INSTRUCTIONS FOR THE TASK =
Only the lines from the start of the data through the line with "14, 10, 3];" belong in the copy. Restate them word for word, minus the pictures.

DATASET CONTENT =
____
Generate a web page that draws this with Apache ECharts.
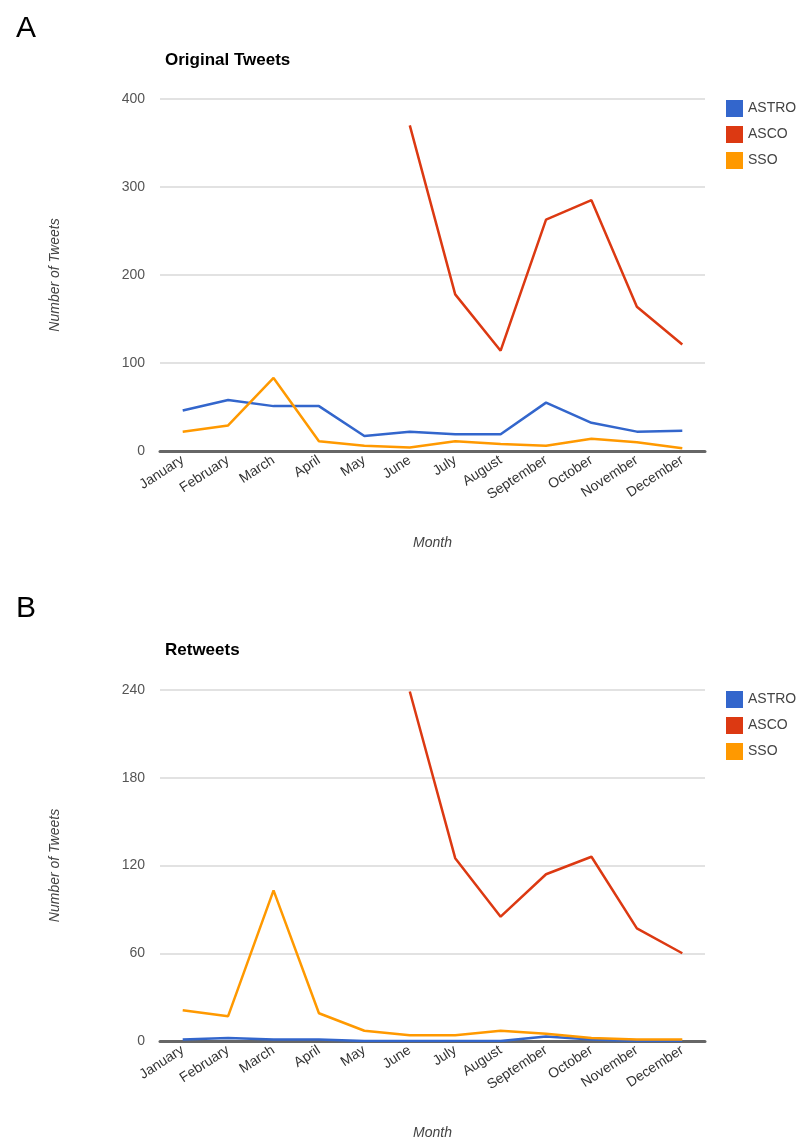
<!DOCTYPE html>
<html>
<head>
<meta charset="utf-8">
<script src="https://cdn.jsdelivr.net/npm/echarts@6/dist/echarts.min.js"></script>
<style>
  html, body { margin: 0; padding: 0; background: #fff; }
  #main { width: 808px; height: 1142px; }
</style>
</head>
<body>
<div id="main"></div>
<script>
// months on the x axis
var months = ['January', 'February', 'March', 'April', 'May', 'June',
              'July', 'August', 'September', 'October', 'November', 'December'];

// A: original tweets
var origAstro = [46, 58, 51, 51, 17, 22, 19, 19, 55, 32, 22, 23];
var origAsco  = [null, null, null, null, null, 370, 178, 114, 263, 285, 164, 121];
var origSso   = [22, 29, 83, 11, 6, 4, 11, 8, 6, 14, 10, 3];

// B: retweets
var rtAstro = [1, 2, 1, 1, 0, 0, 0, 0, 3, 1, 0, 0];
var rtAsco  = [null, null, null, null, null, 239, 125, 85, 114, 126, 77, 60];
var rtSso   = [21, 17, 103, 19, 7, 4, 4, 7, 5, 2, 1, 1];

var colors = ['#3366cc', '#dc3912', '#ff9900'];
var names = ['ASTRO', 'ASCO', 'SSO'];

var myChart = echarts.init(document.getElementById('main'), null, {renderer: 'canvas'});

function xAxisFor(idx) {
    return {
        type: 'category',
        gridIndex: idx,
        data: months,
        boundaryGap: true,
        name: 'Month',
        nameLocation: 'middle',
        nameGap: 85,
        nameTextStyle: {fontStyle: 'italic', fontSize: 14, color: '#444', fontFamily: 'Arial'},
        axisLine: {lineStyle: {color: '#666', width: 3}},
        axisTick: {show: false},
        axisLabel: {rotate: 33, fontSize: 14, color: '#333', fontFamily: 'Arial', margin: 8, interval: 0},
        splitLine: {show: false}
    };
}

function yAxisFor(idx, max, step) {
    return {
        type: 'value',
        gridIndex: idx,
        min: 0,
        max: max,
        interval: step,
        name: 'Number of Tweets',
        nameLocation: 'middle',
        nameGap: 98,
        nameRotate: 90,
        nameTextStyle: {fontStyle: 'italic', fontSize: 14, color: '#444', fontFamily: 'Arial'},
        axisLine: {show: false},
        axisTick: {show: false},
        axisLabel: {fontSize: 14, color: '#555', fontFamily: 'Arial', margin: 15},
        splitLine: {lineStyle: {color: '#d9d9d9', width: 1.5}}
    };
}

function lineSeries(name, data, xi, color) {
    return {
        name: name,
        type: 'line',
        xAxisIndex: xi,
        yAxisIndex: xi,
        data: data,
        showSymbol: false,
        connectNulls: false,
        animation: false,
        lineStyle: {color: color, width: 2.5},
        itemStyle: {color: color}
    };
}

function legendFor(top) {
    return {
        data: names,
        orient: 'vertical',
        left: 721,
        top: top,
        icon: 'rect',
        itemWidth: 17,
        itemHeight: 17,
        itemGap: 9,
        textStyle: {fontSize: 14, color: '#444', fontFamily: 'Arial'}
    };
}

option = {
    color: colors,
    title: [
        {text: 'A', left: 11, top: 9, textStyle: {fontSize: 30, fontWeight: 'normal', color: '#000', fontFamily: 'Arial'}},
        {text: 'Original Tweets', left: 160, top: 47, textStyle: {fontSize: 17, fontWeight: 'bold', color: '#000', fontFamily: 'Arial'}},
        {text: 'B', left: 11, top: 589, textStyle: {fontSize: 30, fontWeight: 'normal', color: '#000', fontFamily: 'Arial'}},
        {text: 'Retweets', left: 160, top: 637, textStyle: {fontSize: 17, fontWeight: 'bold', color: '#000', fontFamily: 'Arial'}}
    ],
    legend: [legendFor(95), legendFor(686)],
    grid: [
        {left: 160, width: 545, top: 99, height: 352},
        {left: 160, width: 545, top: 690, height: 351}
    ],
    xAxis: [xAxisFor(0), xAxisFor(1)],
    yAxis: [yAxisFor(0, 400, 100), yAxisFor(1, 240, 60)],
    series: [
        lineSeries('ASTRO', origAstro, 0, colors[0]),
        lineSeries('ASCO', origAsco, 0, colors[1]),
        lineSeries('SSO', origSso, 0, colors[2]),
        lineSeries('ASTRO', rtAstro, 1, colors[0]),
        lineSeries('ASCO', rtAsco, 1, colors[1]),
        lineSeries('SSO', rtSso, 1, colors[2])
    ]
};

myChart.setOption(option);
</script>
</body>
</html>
____
RESULT =
Generate a web page that draws this with Apache ECharts.
<!DOCTYPE html>
<html>
<head>
<meta charset="utf-8">
<script src="https://cdn.jsdelivr.net/npm/echarts@6/dist/echarts.min.js"></script>
<style>
  html, body { margin: 0; padding: 0; background: #fff; }
  #main { width: 808px; height: 1142px; }
</style>
</head>
<body>
<div id="main"></div>
<script>
// months on the x axis
var months = ['January', 'February', 'March', 'April', 'May', 'June',
              'July', 'August', 'September', 'October', 'November', 'December'];

// A: original tweets
var origAstro = [46, 58, 51, 51, 17, 22, 19, 19, 55, 32, 22, 23];
var origAsco  = [null, null, null, null, null, 370, 178, 114, 263, 285, 164, 121];
var origSso   = [22, 29, 83, 11, 6, 4, 11, 8, 6, 14, 10, 3];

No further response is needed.